Travelling from Prague:
There are two things that have surprised me about traveling in and out of Prague. First, there are hardly ANY discount airlines that fly out of this city. Second, there are a lot of buses that drive out for fairly cheap. The central location of Prague does make it an ideal starting point for many weekend trips; even to fly to Ireland is less than two hours. The majority of students here take weekend trips, so here is my advice:
I think that many people come to Eastern Europe with the impression that trains make travel very easy and inexpensive here. Unfortunately, these people are mistaken. While there definitely are some high-speed lines, very few of these run in Eastern Europe, making most journeys take a very long time. Additionally, trains do not run directly between two places, and cost a lot of money. For example, I took a train from Prague to Zurich, and it took almost 15 hours, stopping all over the Czech Republic, Germany, and Switzerland before reaching my destination. However, I would like to mention that if you don’t mind sleeping on trains/buses, doing overnight routes can be a good alternative, since it saves you money when booking accommodations as well.
Particularly from Prague, buses are probably the easiest way to travel. Many companies such as Eurolines, Polskibus, Student Agency, etc. all go in and out of Prague to various destinations around Europe, and the main train station is quite close to the dorms (about 10 minutes by public transport). Student Agency is by far the most popular, with buses providing outlets, free wifi, free hot beverages, and personal televisions when you travel internationally. Again, buses are a slower form of transport, but it only takes 4 hours to Bratislava, 5 hours to Berlin, and 7 hours to Budapest on the bus from Prague. A word of warning though – overnight buses to Krakow may have a layover in a grocery store parking lot, in a small Polish town, from 10pm-3am – not the best surprise.
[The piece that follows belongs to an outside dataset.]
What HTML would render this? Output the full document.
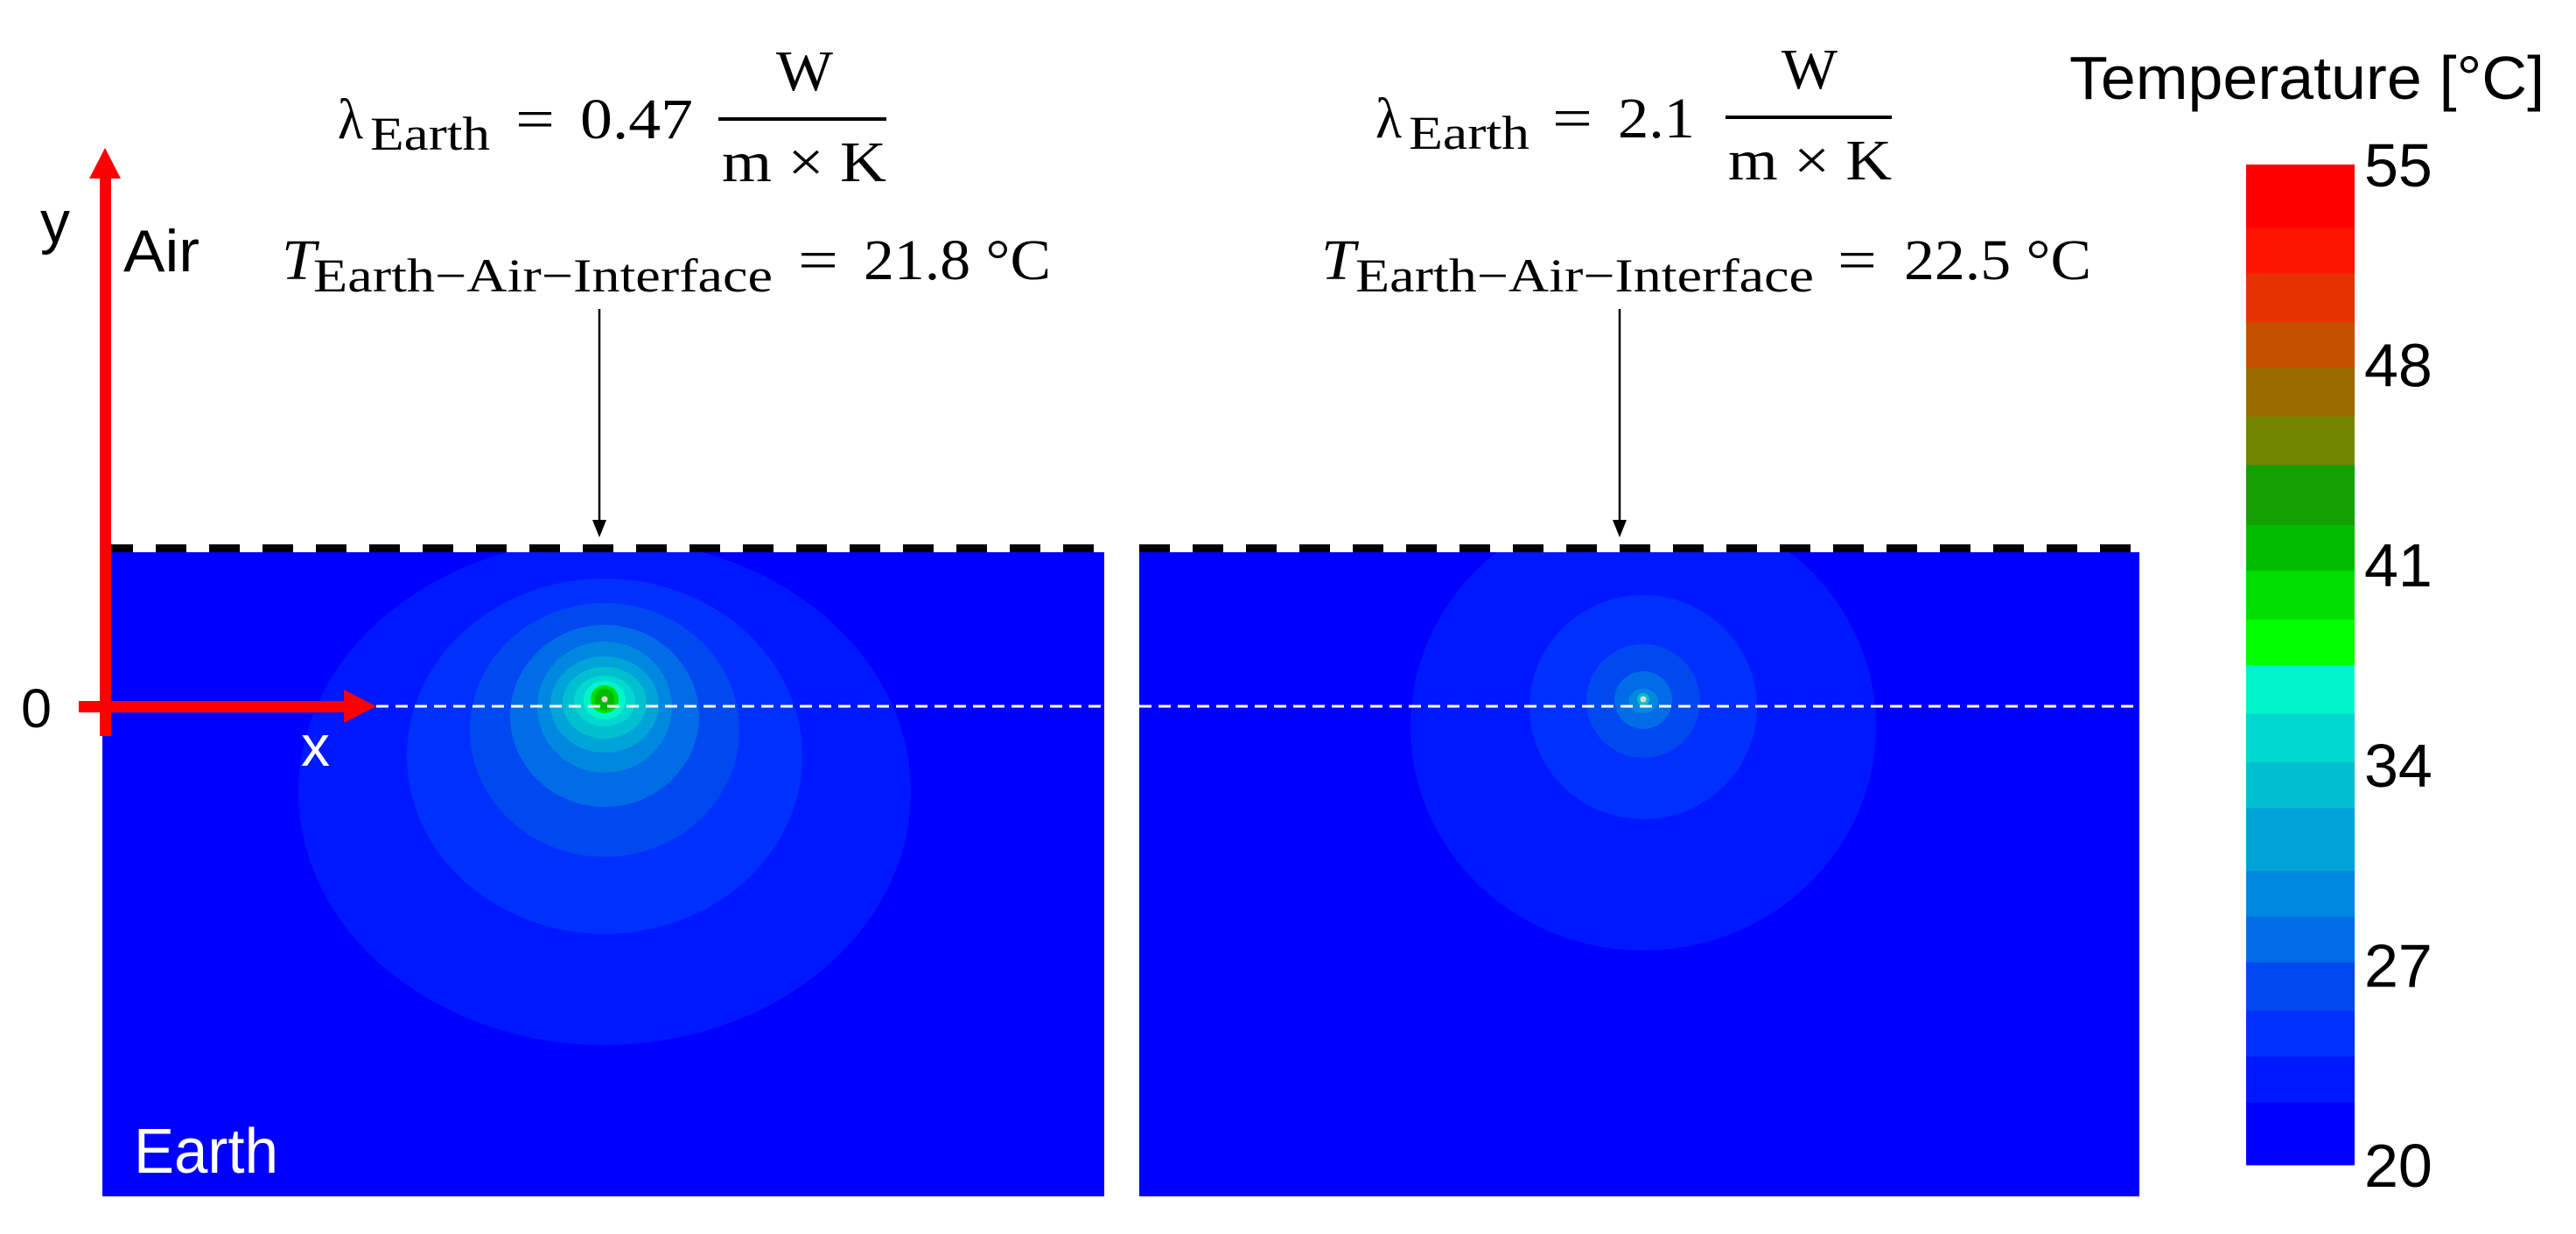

As I mentioned, discount flights are hard to come by out of Prague. Ryanair does fly to Prague, but not frequently, and only from Dublin and London. Other companies such as Wizzair and EasyJet also fly out of Prague, but I have yet to find very cheap flights. I recommend sites like edreams.com, skyscanner.net, or drungli.com to help find cheap options for the weekend. Remember to book flights in advance to get cheaper prices.
There are a lot of options for trips from Prague, and I would highly recommend exploring Europe while here. My last piece of advice is to make sure that you explore the country you are living in too, because you will want to remember for the rest of your life. All in all, life in Prague has been a great time so far, and I’m really glad that I chose to live here. Even though there have definitely been some challenges and changes that I have had to get used to, it has been completely worth it, and I wouldn’t change this experience for anything!